Un œil averti saura repérer ce potentiel et s’en saisir le cas échéant. L’Union Européenne ne jouant pas ici le rôle de protecteur que l’on pourrait attendre d’elle.
La Macédoine, pourtant europhile, en a fait l’expérience lorsqu’en pleine négociations avec des groupes chinois pour la réalisation d’infrastructures de transport, elle s’entendit répondre par l’UE qu’il ne fallait pas espérer aides ou conseils de sa part dans l’immédiat car le Bundestag (!) était trop occupé.
Le potentiel donc, est celui de faire de la Grèce une plaque tournante des exportations chinoises vers l’Europe, le Moyen Orient, l’Afrique du nord.
Les investissements dans le pays ne sont pourtant pas une promenade de santé pour Cosco et certaines de ses ambitions sont bloquées pour motifs de protection de sites archéologiques. Cela ne remet néanmoins aucunement en cause les besoins en IDE chinois comme l’a récemment rappelé le gouvernement grec.
Pourtant la RPC dispose dorénavant de cette porte vers des mers dont elle était totalement absente il y a peu. De 0,66 million de conteneurs accueillis en 2009, le Pirée est passé à 4,9 millions en 2019.
Tout cela avec un taux de contrôle théoriques des marchandises extrêmement bas. (Ce qui n’est pas du fait des Grecs ou des Chinois, le taux étant par exemple de 0,6% à Rotterdam).

    Ulysse et les sirènes, Picasso

    • L’ÉTONNANTE DOUBLE LOGIQUE DES INVESTISSEMENTS CHINOIS

    Un point rarement évoqué est celui de la double dynamique des investissements chinois. L’Etat chinois n’est pas le seul à investir en Grèce, il a été précédé en cela par de nombreux investisseurs privés, grands ou moins grands.
    Ces investisseurs chinois qui placent leurs billes en Europe le font principalement pour faire sortir leur capitaux de Chine et ainsi les sécuriser contre à la fois la rapacité prévaricatrice du Parti et les doutes profonds sur l’avenir de l’économie chinoise.
    Le Parti, conscient que la fuite des capitaux représente un danger pour son autorité et sa légitimité, se doit de réagir avec intelligence.
    Là où les capitaux chinois fuient le Parti, ce dernier tentera d’exporter son influence. Le pouvoir de Pékin sur ses propres citoyens n’est pas limité au territoire national et n’a pas vocation à l’être.
    Là où l’on décèle une ambition géopolitique du Parti se trouve en creux le jeu du chat et de la souris que se livrent le contribuable chinois et le Parti unique.
    Ces deux dynamiques de fuites des capitaux et d’extension de l’influence chinoise se nourrissent l’une de l’autre dans un paradoxe typiquement chinois.

    • LE FUTUR DE L’ODYSSÉE CHINOISE

    En Grèce, pour Pékin comme pour Ulysse, les ports sont des ouvertures vers de grandes aventures, de nouvelles découvertes et des gains faramineux.

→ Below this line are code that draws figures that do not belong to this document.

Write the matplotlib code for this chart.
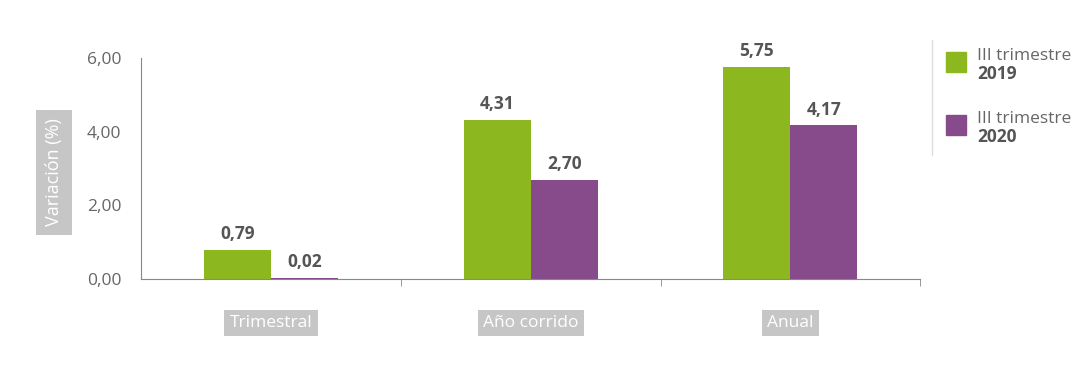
import numpy as np
import matplotlib
matplotlib.use('Agg')
from matplotlib import pyplot as plt
from matplotlib.patches import Rectangle
from matplotlib.lines import Line2D

plt.rcParams['font.family'] = ['Open Sans', 'DejaVu Sans']

# Data
categories = ['Trimestral', 'Año corrido', 'Anual']
serie_2019 = [0.79, 4.31, 5.75]
serie_2020 = [0.02, 2.70, 4.17]
series_names = ['III trimestre\n2019', 'III trimestre\n2020']
colors = ['#8DB71F', '#874A8B']

fig = plt.figure(figsize=(10.8, 3.75), dpi=100)
ax = fig.add_axes([0.1306, 0.256, 0.7215, 0.589])

x = np.arange(len(categories))
w = 0.258
b1 = ax.bar(x - w / 2, serie_2019, w, color=colors[0])
b2 = ax.bar(x + w / 2, serie_2020, w, color=colors[1])

for bars, vals in [(b1, serie_2019), (b2, serie_2020)]:
    for r, v in zip(bars, vals):
        ax.annotate(f'{v:.2f}'.replace('.', ','),
                    (r.get_x() + r.get_width() / 2, v),
                    xytext=(0, 5), textcoords='offset points',
                    ha='center', va='bottom', fontsize=12.5,
                    fontweight='bold', color='#555555')

ax.set_xlim(-0.5, 2.5)
ax.set_ylim(0, 6)
ax.set_yticks([0, 2, 4, 6])
ax.set_yticklabels(['0,00', '2,00', '4,00', '6,00'])
ax.tick_params(axis='y', length=0, pad=14, labelsize=12.5, labelcolor='#666666')

# category separators as minor ticks
ax.set_xticks([])
ax.set_xticks([0.5, 1.5, 2.5], minor=True)
ax.tick_params(axis='x', which='minor', length=5, color='#888888')

for s in ['top', 'right']:
    ax.spines[s].set_visible(False)
ax.spines['left'].set_color('#888888')
ax.spines['bottom'].set_color('#888888')

box = dict(boxstyle='square,pad=0.3', fc='#C6C6C6', ec='none')
for xi, c in zip(x, categories):
    ax.text(xi, -0.2, c, transform=ax.get_xaxis_transform(),
            ha='center', va='center', fontsize=12.5, color='white', bbox=box)

fig.text(0.05, 0.54, 'Variación (%)', rotation=90, ha='center', va='center',
         fontsize=13, color='white', bbox=dict(boxstyle='square,pad=0.5', fc='#C6C6C6', ec='none'))

# legend
fig.add_artist(Line2D([932 / 1080, 932 / 1080], [1 - 40 / 375, 1 - 155 / 375],
                      color='#dddddd', lw=1))
for i, (name, c) in enumerate(zip(series_names, colors)):
    yc = 62 + i * 63
    fig.add_artist(Rectangle((946 / 1080, 1 - (yc + 10) / 375), 20 / 1080, 20 / 375,
                             transform=fig.transFigure, color=c))
    l1, l2 = name.split('\n')
    fig.text(977 / 1080, 1 - (yc - 6) / 375, l1, ha='left', va='center',
             fontsize=12.5, color='#666666')
    fig.text(977 / 1080, 1 - (yc + 12) / 375, l2, ha='left', va='center',
             fontsize=12.5, color='#555555', fontweight='bold')

fig.savefig('out.png', dpi=100, facecolor='white')
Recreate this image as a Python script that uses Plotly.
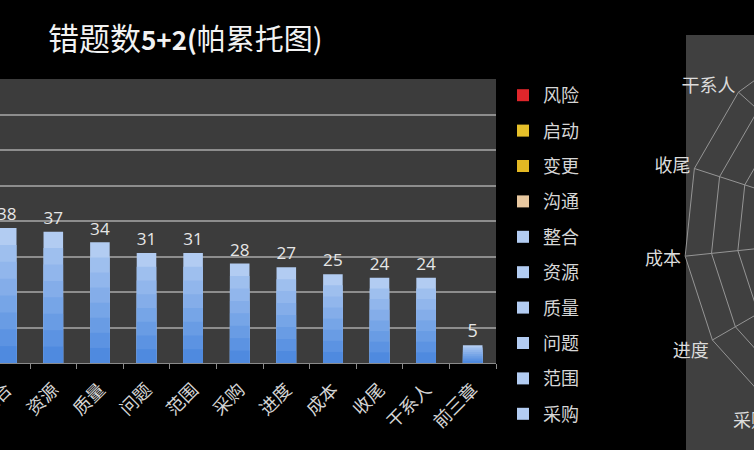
import plotly.graph_objects as go

# ---------------- data ----------------
categories = ["风险", "启动", "变更", "沟通", "整合", "资源", "质量", "问题",
              "范围", "采购", "进度", "成本", "收尾", "干系人", "前三章"]
# values of the first four categories are outside the visible crop (unknown)
counts = [None, None, None, None, 38, 37, 34, 31, 31, 28, 27, 25, 24, 24, 5]
bar_colors = ["#e0262b", "#e6c02a", "#e3b823", "#e8c8a0"] + ["#b2ccf2"] * 11
legend_items = ["风险", "启动", "变更", "沟通", "整合", "资源", "质量", "问题", "范围", "采购"]
title_main = "错题数"
title_bold = "5+2("
title_rest = "帕累托图)"

# ---------------- geometry (pixels) ----------------
W, H = 1110, 450
def px_x(p):
    return p / W
def px_y(p):
    return 1 - p / H

CJK = "Noto Sans CJK SC"

fig = go.Figure()

for cat, v, c in zip(categories, counts, bar_colors):
    fig.add_trace(go.Bar(
        x=[cat], y=[v], name=cat,
        marker=dict(color=c, line=dict(width=0)),
        width=0.42,
        text=[v] if v is not None else None,
        textposition="outside",
        textfont=dict(family="Open Sans", size=18, color="#e6e6e6"),
        cliponaxis=False,
        showlegend=cat in legend_items,
        legendgroup=cat,
        hoverinfo="x+y",
    ))

# vertical colour gradient of the blue bars (light top -> darker bottom)
top_rgb = (178, 204, 242)
bot_rgb = (72, 134, 222)
n_bands = 8
for k in range(1, n_bands):
    frac = 1 - k / n_bands
    t = frac - 0.5 / n_bands
    rgb = tuple(int(round(b + (tp - b) * t)) for tp, b in zip(top_rgb, bot_rgb))
    fig.add_trace(go.Bar(
        x=categories,
        y=[None if v is None else v * frac for v in counts],
        marker=dict(color="rgb(%d,%d,%d)" % rgb, line=dict(width=0)),
        width=0.42, showlegend=False, hoverinfo="skip",
    ))

# radar chart (mostly outside the crop)
fig.add_trace(go.Scatterpolar(
    theta=categories, r=counts, mode="lines",
    line=dict(color="#5b8fd8", width=2),
    showlegend=False, connectgaps=False,
))

fig.add_shape(type="rect", xref="paper", yref="paper",
              x0=px_x(686), x1=1, y0=0, y1=px_y(35),
              fillcolor="#404040", line=dict(width=0), layer="below")

fig.add_annotation(
    xref="paper", yref="paper", x=px_x(46), y=px_y(37),
    xanchor="left", yanchor="middle", showarrow=False,
    text=(f"<span style='font-size:31px'>{title_main}</span>"
          f"<b><span style='font-size:26px'>{title_bold}</span></b>"
          f"<span style='font-size:29px'>{title_rest}</span>"),
    font=dict(family=CJK, color="#f2f2f2"),
)

fig.update_layout(
    width=W, height=H,
    margin=dict(l=0, r=0, t=0, b=0),
    paper_bgcolor="#000000",
    plot_bgcolor="#3c3c3c",
    barmode="overlay",
    font=dict(family=CJK, color="#d9d9d9"),
    xaxis=dict(
        domain=[0, px_x(496)],
        automargin=False,
        type="category", categoryorder="array", categoryarray=categories,
        range=[3.856, 14.5],
        tickangle=-45,
        tickfont=dict(family=CJK, size=18, color="#d4d4d4"),
        ticks="outside", tickson="boundaries", ticklen=5, tickcolor="#8a8a8a",
        ticklabelstandoff=8,
        showline=True, linecolor="#8a8a8a", linewidth=1,
        showgrid=False, zeroline=False,
    ),
    yaxis=dict(
        domain=[px_y(363), px_y(79)],
        automargin=False,
        range=[0, 80], dtick=10,
        showgrid=True, gridcolor="#8d8d8d", gridwidth=2,
        showticklabels=False, zeroline=False, showline=False,
    ),
    polar=dict(
        domain=dict(x=[px_x(684), px_x(1108)], y=[px_y(446), px_y(22)]),
        bgcolor="rgba(0,0,0,0)",
        gridshape="linear",
        radialaxis=dict(range=[0, 80], dtick=10, showticklabels=False, ticks="",
                        showline=False, gridcolor="#959595", gridwidth=1),
        angularaxis=dict(type="category", categoryarray=categories,
                         rotation=90, direction="clockwise",
                         showline=True, linecolor="#959595", gridcolor="#959595",
                         ticks="", tickfont=dict(family=CJK, size=18, color="#dcdcdc")),
    ),
    legend=dict(
        x=px_x(503), y=px_y(77), xanchor="left", yanchor="top",
        bgcolor="rgba(0,0,0,0)",
        font=dict(family=CJK, size=18, color="#d6d6d6"),
        tracegroupgap=9,
    ),
)

fig.write_html(
    "out.html",
    post_script="document.documentElement.style.overflow='hidden';document.body.style.overflow='hidden';",
)
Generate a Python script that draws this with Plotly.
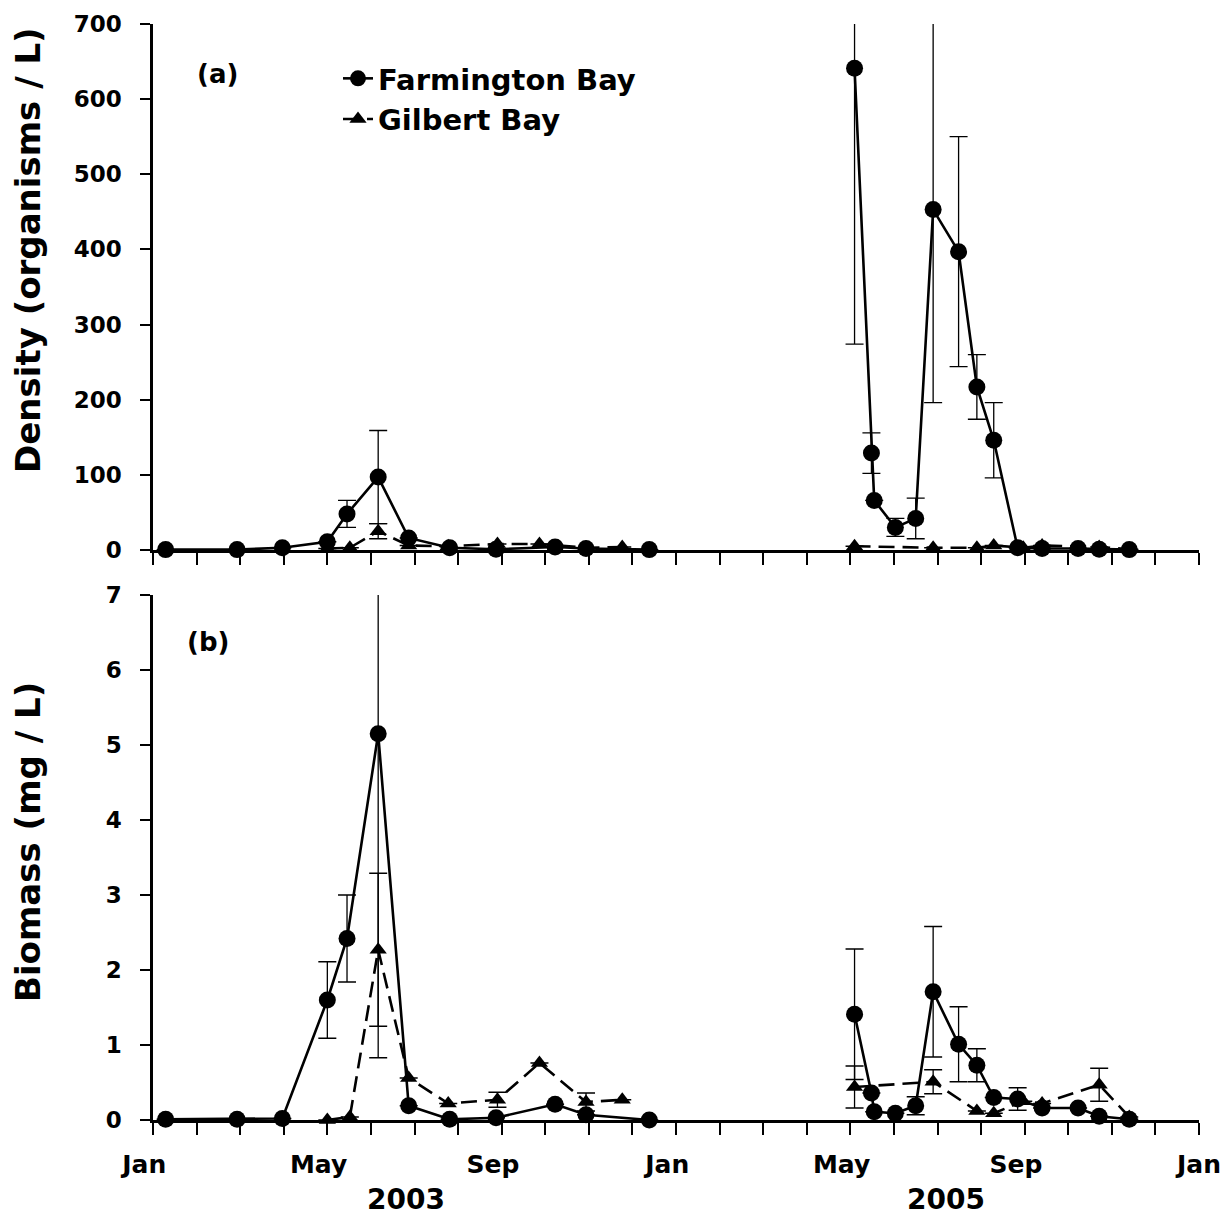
import calendar
import plotly.graph_objects as go

# ---------------- data ----------------
fb_dates = ["2003-01-10", "2003-02-27", "2003-03-31", "2003-05-01", "2003-05-15", "2003-06-06",
            "2003-06-27", "2003-07-26", "2003-08-28", "2003-10-08", "2003-10-30", "2003-12-13",
            "2005-05-04", "2005-05-16", "2005-05-18", "2005-06-02", "2005-06-16", "2005-06-28",
            "2005-07-16", "2005-07-29", "2005-08-10", "2005-08-27", "2005-09-13", "2005-10-08",
            "2005-10-23", "2005-11-13"]
fb_density = [0.5, 0.5, 3, 11, 48, 97, 16, 3, 1, 4, 2, 0.5,
              641, 129, 66, 30, 42, 453, 397, 217, 146, 3, 2, 2, 1, 0.5]
fb_density_err = [0, 0, 0, 0, 18, 62, 0, 0, 0, 0, 0, 0,
                  367, 27, 0, 12, 27, 257, 153, 43, 50, 0, 0, 0, 0, 0]
fb_biomass = [0.01, 0.01, 0.02, 1.60, 2.42, 5.15, 0.19, 0.01, 0.03, 0.21, 0.07, 0.0,
              1.41, 0.36, 0.11, 0.09, 0.19, 1.71, 1.01, 0.73, 0.30, 0.28, 0.16, 0.16, 0.05, 0.01]
fb_biomass_err = [0, 0, 0, 0.51, 0.58, 4.32, 0, 0, 0, 0, 0, 0,
                  0.87, 0, 0, 0, 0.12, 0.87, 0.50, 0.22, 0, 0.15, 0, 0, 0, 0]

gb_dates = ["2003-05-01", "2003-05-17", "2003-06-06", "2003-06-27", "2003-07-25", "2003-08-29",
            "2003-09-27", "2003-10-30", "2003-11-24",
            "2005-05-04", "2005-06-28", "2005-07-29", "2005-08-10", "2005-08-31", "2005-09-13",
            "2005-10-23", "2005-11-13"]
gb_density = [2, 3, 25, 6, 5, 8, 8, 3, 4,
              5, 3, 3, 6, 3, 6, 4, 1]
gb_density_err = [0, 0, 10, 0, 0, 0, 0, 0, 0,
                  0, 0, 0, 0, 0, 0, 0, 0]
gb_biomass = [0.0, 0.04, 2.27, 0.56, 0.22, 0.27, 0.76, 0.24, 0.27,
              0.44, 0.51, 0.12, 0.09, 0.25, 0.22, 0.47, 0.04]
gb_biomass_err = [0, 0, 1.02, 0, 0, 0.10, 0, 0.12, 0,
                  0.28, 0.16, 0, 0, 0, 0, 0.22, 0]

year_offset = {2003: 0, 2005: 12}   # 2004 is omitted from the axis
month_labels = ["Jan", "May", "Sep", "Jan", "May", "Sep", "Jan"]
year_labels = ["2003", "2005"]


def pos(d):
    y, m, dd = (int(v) for v in d.split("-"))
    return year_offset[y] + (m - 1) + (dd - 1) / calendar.monthrange(y, m)[1]


def with_breaks(dates, vals):
    xs, ys = [], []
    prev_year = None
    for d, v in zip(dates, vals):
        yr = d[:4]
        if prev_year is not None and yr != prev_year:
            xs.append(None)
            ys.append(None)
        xs.append(pos(d))
        ys.append(v)
        prev_year = yr
    return xs, ys


FONT = "DejaVu Sans"
BLACK = "black"

fig = go.Figure()


def add_series(dates, vals, errs, xa, ya, name, symbol, dash, show):
    # error bars (clipped to plotting area)
    fig.add_trace(go.Scatter(
        x=[pos(d) for d in dates], y=vals, mode="markers",
        marker=dict(size=1, color="rgba(0,0,0,0)"),
        error_y=dict(type="data", array=errs, visible=True, color=BLACK, thickness=1.3, width=9),
        xaxis=xa, yaxis=ya, showlegend=False, hoverinfo="skip", cliponaxis=True))
    xs, ys = with_breaks(dates, vals)
    fig.add_trace(go.Scatter(
        x=xs, y=ys, mode="lines+markers", name=name,
        line=dict(color=BLACK, width=2.6, dash=dash),
        marker=dict(symbol=symbol, size=17 if symbol == "circle" else 15, color=BLACK),
        xaxis=xa, yaxis=ya, showlegend=show, legendgroup=name, cliponaxis=False,
        connectgaps=False))


add_series(fb_dates, fb_density, fb_density_err, "x", "y", "Farmington Bay", "circle", "solid", True)
add_series(gb_dates, gb_density, gb_density_err, "x", "y", "Gilbert Bay", "triangle-up", "16px,8px", True)
add_series(fb_dates, fb_biomass, fb_biomass_err, "x2", "y2", "Farmington Bay", "circle", "solid", False)
add_series(gb_dates, gb_biomass, gb_biomass_err, "x2", "y2", "Gilbert Bay", "triangle-up", "16px,8px", False)

W, H = 1225, 1222
ML, MR, MT, MB = 153, 26, 24, 102
PH = H - MT - MB

tickvals = list(range(0, 25))
ticktext = []
for i in tickvals:
    if i % 4 != 0:
        ticktext.append("")
    elif i == tickvals[-1]:
        ticktext.append(month_labels[i // 4])
    else:
        ticktext.append(month_labels[i // 4] + "\u00a0\u00a0")

axis_common = dict(showline=True, linecolor=BLACK, linewidth=2.5, showgrid=False, zeroline=False,
                   ticks="outside", tickcolor=BLACK, tickwidth=2.2, ticklabeloverflow="allow",
                   tickfont=dict(family=FONT, size=23, color=BLACK, weight="bold"))

fig.update_layout(
    width=W, height=H,
    margin=dict(l=ML, r=MR, t=MT, b=MB, autoexpand=False),
    paper_bgcolor="white", plot_bgcolor="white",
    font=dict(family=FONT, color=BLACK),
    xaxis=dict(axis_common, domain=[0, 1], range=[0, 24], anchor="y", tickvals=tickvals,
               showticklabels=False, ticklen=12, matches="x2"),
    xaxis2=dict(axis_common, domain=[0, 1], range=[0, 24], anchor="y2", tickvals=tickvals,
                ticktext=ticktext, ticklen=12, ticklabelstandoff=8,
                tickfont=dict(family=FONT, size=25, color=BLACK, weight="bold")),
    yaxis=dict(axis_common, domain=[1 - 526 / PH, 1], range=[0, 700], anchor="x",
               tickvals=list(range(0, 701, 100)), ticklen=10, ticklabelstandoff=14),
    yaxis2=dict(axis_common, domain=[0, 525 / PH], range=[0, 7], anchor="x2",
                tickvals=list(range(0, 8)), ticklen=10, ticklabelstandoff=14),
    legend=dict(x=(338 - ML) / (W - ML - MR), y=1 - (53 - MT) / PH, xanchor="left", yanchor="top",
                bgcolor="rgba(0,0,0,0)", tracegroupgap=0,
                font=dict(family=FONT, size=29, color=BLACK, weight="bold")),
    showlegend=True,
)


def px_to_paper_y(py):
    return 1 - (py - MT) / PH


def px_to_paper_x(px):
    return (px - ML) / (W - ML - MR)


annots = [
    dict(text="Density (organisms / L)", x=px_to_paper_x(28), y=px_to_paper_y(250), size=34, angle=-90),
    dict(text="Biomass (mg / L)", x=px_to_paper_x(28), y=px_to_paper_y(842), size=34, angle=-90),
    dict(text="(a)", x=px_to_paper_x(217), y=px_to_paper_y(74), size=26, angle=0),
    dict(text="(b)", x=px_to_paper_x(208), y=px_to_paper_y(642), size=26, angle=0),
]
for a in annots:
    fig.add_annotation(text=a["text"], x=a["x"], y=a["y"], xref="paper", yref="paper",
                       showarrow=False, textangle=a["angle"], xanchor="center", yanchor="middle",
                       font=dict(family=FONT, size=a["size"], color=BLACK, weight="bold"))

for lbl, xv in zip(year_labels, [5.8, 18.2]):
    fig.add_annotation(text=lbl, x=xv, y=px_to_paper_y(1199), xref="x2", yref="paper",
                       showarrow=False, xanchor="center", yanchor="middle",
                       font=dict(family=FONT, size=28, color=BLACK, weight="bold"))

fig.write_html("out.html", config={"displayModeBar": False},
               post_script="document.body.style.margin='0';")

La Chine a ainsi acquis via le Pirée une porte d’entrée sur la Méditerranée et une nouvelle influence sur sa propre diaspora
    Comme la crise des missiles US en Corée du sud l’a montré, la Chine sait utiliser son tourisme comme un instrument d’influence géopolitique. Qu’adviendra-t-il de l’immense masse commerciale du tourisme chinois en Europe lorsque des tensions plus fortes entre RPC et UE apparaîtront?
    Quelle influence le rachat du Pirée aura-t-il sur les salaires du Havre par exemple.
    Enfin ne soyons pas trop sévère avec nos PDG à la sinophilie soudaine. La pensée chinoise fait en effet la part belle aux dualités paradoxales. Voir par exemple le concept de « défense active » qui guide la montée en puissance de l’APL.